Gaïdz Minassian de lancer: « Depuis trois siècles les normes sont dictées par l’Occident, elles sont aujourd’hui contestées par le reste du monde. Il faut bien mesurer que nous sommes à un tournant : l’Occident n’a plus les ressources pour dominer le monde. Nous, nous avons des politiques qui ne font pas leur boulot. Et nous avons eu des attentats qui sont l’expression d’une mondialisation par le bas. Nous sommes dans une bataille entre les normes occidentales et des États qui les contestent. Et puis il existe des paradis semi terroristes : la Turquie, l’Arabie Saoudite, le Qatar et le Pakistan.
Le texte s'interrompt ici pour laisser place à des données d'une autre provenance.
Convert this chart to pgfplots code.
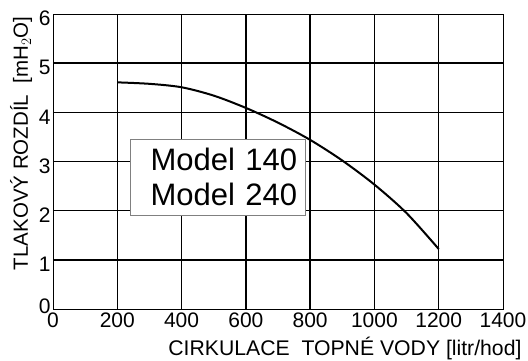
\documentclass[border=0pt]{standalone}
\usepackage{pgfplots}
\pgfplotsset{compat=1.18}
\usepackage{fontspec}
\setmainfont{Liberation Sans}
\begin{document}
\begin{tikzpicture}
\begin{axis}[
  scale only axis, width=450pt, height=295pt,
  xmin=0, xmax=1400, ymin=0, ymax=6,
  xtick={0,200,...,1400}, ytick={0,1,...,6},
  yticklabels={\raisebox{15pt}{0},1,2,3,4,5,\raisebox{-6pt}{6}},
  extra x ticks={200,400,...,1200}, extra x tick labels={},
  extra y ticks={1,2,...,5}, extra y tick labels={},
  extra x tick style={grid=major},
  extra y tick style={grid=major},
  major tick length=0pt,
  major grid style={black, line width=1.4pt},
  axis line style={black, line width=0.8pt},
  /pgf/number format/assume math mode=true,
  /pgf/number format/1000 sep={},
  tick label style={font=\fontsize{21}{23}\selectfont},
  xticklabel style={yshift=0pt},
  yticklabel style={xshift=1pt, yshift=-4.5pt},
  xlabel={CIRKULACE\ \ TOPNÉ VODY [litr/hod]},
  xlabel style={font=\fontsize{21.2}{23}\selectfont, at={(rel axis cs:1,0)}, anchor=base east, yshift=-46pt, xshift=22pt},
  ylabel={TLAKOVÝ ROZDÍL\ \ [mH$_2$O]},
  ylabel style={font=\fontsize{20.5}{22}\selectfont, at={(rel axis cs:0,1)}, anchor=base east, xshift=1pt, yshift=25pt},
]
\addplot[black, line width=2pt, smooth] coordinates {
(200,4.61) (300,4.58) (400,4.51) (500,4.34) (600,4.09) (700,3.79) (800,3.44) (900,3.02) (1000,2.53) (1100,1.95) (1200,1.22)
};
\node[draw=gray, line width=0.8pt, fill=white, anchor=north west, align=right, text width=159pt, inner xsep=8pt, inner ysep=9pt, font=\fontsize{31}{35}\selectfont] at (axis cs:238.6,3.46) {Model 140\\Model 240};
\end{axis}
\pgfresetboundingbox
\path (-53pt,-51pt) rectangle (475pt,309pt);
\end{tikzpicture}
\end{document}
Il va falloir nous interroger sur nos alliances lorsque l’on voit que, notamment, le Premier ministre turc est venu manifester le 11 janvier».
Jean-Luc Bennahmias : «Oui, notre classe politique n’est pas toujours à la hauteur mais, dans les événements que nous venons de traverser elle l’a été. De même cela vous choque que certains soient venus le 11 janvier. Je fais une toute autre lecture de ce qui s’est produit : des dictateurs se sentent obligés d’être présents et je trouve cela relativement positif. De plus, les attentats ont remis au centre du jeu la question de l’autorité des structures intermédiaires : des enseignants, de la santé, la justice, la police… Il s’est passé quelque chose d’extrêmement positif dans le pays». Puis d’inviter à se méfier «de lois qui pourraient être votées dans l’urgence mais le gouvernement me semble attentif à cette question».
Alain Chouraqui réagit à son tour aux propos de Gaïdz Minassian : «Vous dites que l’Occident n’a plus les moyens de sa domination et j’aurai tendance à dire tant mieux. Le roi est nu l’essentiel de notre apport doit être culturel et les choses ne se présentent pas trop mal d’autant que sur le plan économique et militaire nous avons encore quelques billes».